In order to qualify for "treatment," one must prove him or herself useful, worthy, appropriately devout, and accumulate a "Trust" sufficient to buy into the system of perpetual genetic reinscription, nanotech implants, prodermal upgrades, and so forth. Humans fortunate enough to access this elite track are identified by metal chokers and social designation as a "Not-Yet," short for "not yet treated." They occupy the slippery social rung between the "Low Nats, "the natural-born organized into clans and enclaves "bound to the wheel" of life and subject to strict population control agreements, and "Heirs." 

The "Not-Yet" of the title is the Malcom, a ward of H. R. Gold Lazarus, mid-20th century cardiologist, early generation Heir, and founder of the old Audubon Founding House on the Islands of New Orleans. Malcom and his best friend/nemesis Ariel were recovered at the same time from the rubble of an outlier enclave on the Florida coast and delivered to the Foundling House when Lazurus was approaching his 200th birthday. In order to start building their Trusts, Lazarus farms the boys out at kindergarten age to the entertainment industry as actors in Sims, elaborate and/or intimate tableaux vivants popular among the Heir class. Malcom adapts well to the life and builds a large Trust; Ariel rebels. 

As the novel opens, Malcom, employed at the WELLMED Curing Towers in the "Walled Urb" of Re-New Orleans on the North Shore of the Sea of Pontchartrain in the South Central sector of the United Authority since the collapse of the Sim industry, has made a periodic check of his account only to learn from the WELLFI Bank that someone else has a first claim on his Trust. Nearing his "Boundarytime," the key dedication ceremony on the path of Not-Yets, and having received no response from Lazarus – his Trust Executor – despite repeated queries, Malcom sets out for the New Orleans Islands to confront Lazarus in person and, hopefully, re-secure his future. 

Hitching a ride to Audubon Island with Serio, a young fisherman from the Chef Menteur Enclave, Malcom immediately meets with trouble that throws him into real contact with Enclavers and old religionists for the first time. They tend to regard  Heirs as "ghosts," "shades," or "bonesnakes," and Not-Yets as a form of psychopath -- "cold as ice" in their aspirations. Meanwhile, cracks in the Albersian "Elysian Reality" of the Heirs are becoming increasingly impossible for everyone to ignore. The answer to "Who or what, exactly, had claimed my future?" is not at all what Malcom expects.

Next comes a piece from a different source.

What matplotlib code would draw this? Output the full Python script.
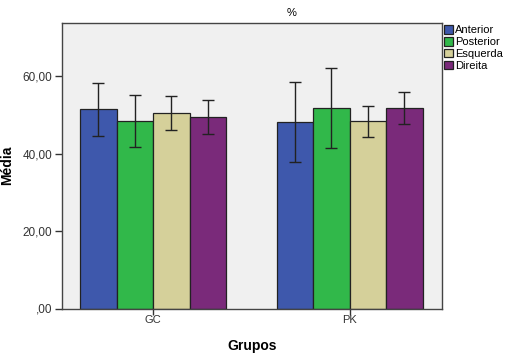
import matplotlib
matplotlib.use("Agg")
import matplotlib.pyplot as plt
import numpy as np
from matplotlib.ticker import FuncFormatter

plt.rcParams["font.family"] = ["Liberation Sans", "DejaVu Sans"]

groups = ["GC", "PK"]
series = ["Anterior", "Posterior", "Esquerda", "Direita"]
means = {
    "Anterior":  [51.6, 48.2],
    "Posterior": [48.5, 51.9],
    "Esquerda":  [50.5, 48.4],
    "Direita":   [49.5, 51.7],
}
err_low = {
    "Anterior":  [44.6, 37.9],
    "Posterior": [41.7, 41.5],
    "Esquerda":  [46.2, 44.3],
    "Direita":   [45.2, 47.7],
}
err_high = {
    "Anterior":  [58.4, 58.6],
    "Posterior": [55.3, 62.1],
    "Esquerda":  [54.9, 52.4],
    "Direita":   [53.9, 55.9],
}
colors = ["#3E58AC", "#31B84A", "#D5D09A", "#7A2A7A"]

fig = plt.figure(figsize=(5.11, 3.6), dpi=100)
W, H = 511, 360
ax = fig.add_axes([62 / W, 1 - 308.5 / H, (441.7 - 62) / W, (308.5 - 23) / H])
ax.set_facecolor("#F0F0F0")

x = np.arange(len(groups))
bw = 0.1855
for i, s in enumerate(series):
    pos = x + (i - 1.5) * bw
    m = np.array(means[s])
    lo = m - np.array(err_low[s])
    hi = np.array(err_high[s]) - m
    ax.bar(pos, m, width=bw, color=colors[i], edgecolor="#222222", linewidth=0.9,
           label=s, zorder=2)
    ax.errorbar(pos, m, yerr=[lo, hi], fmt="none", ecolor="#222222",
                elinewidth=1, capsize=4, capthick=1, zorder=3)

ax.set_xlim(-0.463, 1.468)
ax.set_ylim(0, 73.8)
ax.set_yticks([0, 20, 40, 60])
ax.yaxis.set_major_formatter(FuncFormatter(lambda v, p: ",00" if v == 0 else f"{v:.2f}".replace(".", ",")))
ax.set_xticks(x)
ax.set_xticklabels(groups)
ax.tick_params(axis="both", labelsize=8.5, colors="#333333", length=5, width=1, pad=2)
ax.tick_params(axis="x", direction="inout", length=8, pad=1, labelsize=8)
for sp in ax.spines.values():
    sp.set_color("#444444")
    sp.set_linewidth(1)

ax.set_ylabel("Média", fontsize=10, fontweight="bold", labelpad=6)
ax.set_xlabel("Grupos", fontsize=10, fontweight="bold", labelpad=10)
fig.text(292 / W, 1 - 13 / H, "%", fontsize=8, ha="center", va="center")

leg = ax.legend(loc="upper left", bbox_to_anchor=(1.0, 1.0), frameon=False,
                fontsize=8, handlelength=0.8, handleheight=0.8, handletextpad=0.2,
                labelspacing=0.15, borderaxespad=0.1, borderpad=0.1)
for h in leg.legend_handles:
    h.set_edgecolor("#222222")

fig.savefig("out.png", dpi=100)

Acculturating readers to this wondrous and perverse alternate future history, Moira Crone makes great use of first person narration through Malcom's eyes balanced with careful parceling of passages from Lazarus's diaries. Those with knowledge of the Greater New Orleans area will especially enjoy her rendering of the geographies and cultures of the "Northeast Gulf De-Accessioned Territory." It is all too easy to close one's eyes and imagine the "Outer Orleans Islands, Museum City (The Garden District surrounded by fortified flood walls), Sunken Quarter, Audubon Island… five miles up the Old River from the Quarter" and those who insist on continuing to live there. More than a century after she made landfall, Hurricane Katrina lives in the folk songs of the Free Wheelers.

Like The Hunger Games trilogy, The Not Yet is also compelling as allegory for the creeping technocracy of our age, its perpetual realized and threatened aftermaths, and its proto-transhumanist seductions. Lazarus's confessions reveal the history of progressive moral abdication of the Heirs, but also their abjection and the fragility of the system they have built. Crone's fully-imagined and thinkable probing of the sometimes too-familiar themes of humanity, family, spirituality, power relations, and survival make The Not Yet a wonderful choice for post-secondary common reading programs and book clubs. It is a state-of-the-art "Southern novel."

Reviewed by Crystal Kile

Crystal Kile, a former NOLA resident, is an independent scholar in the Chattanooga, Tennessee area.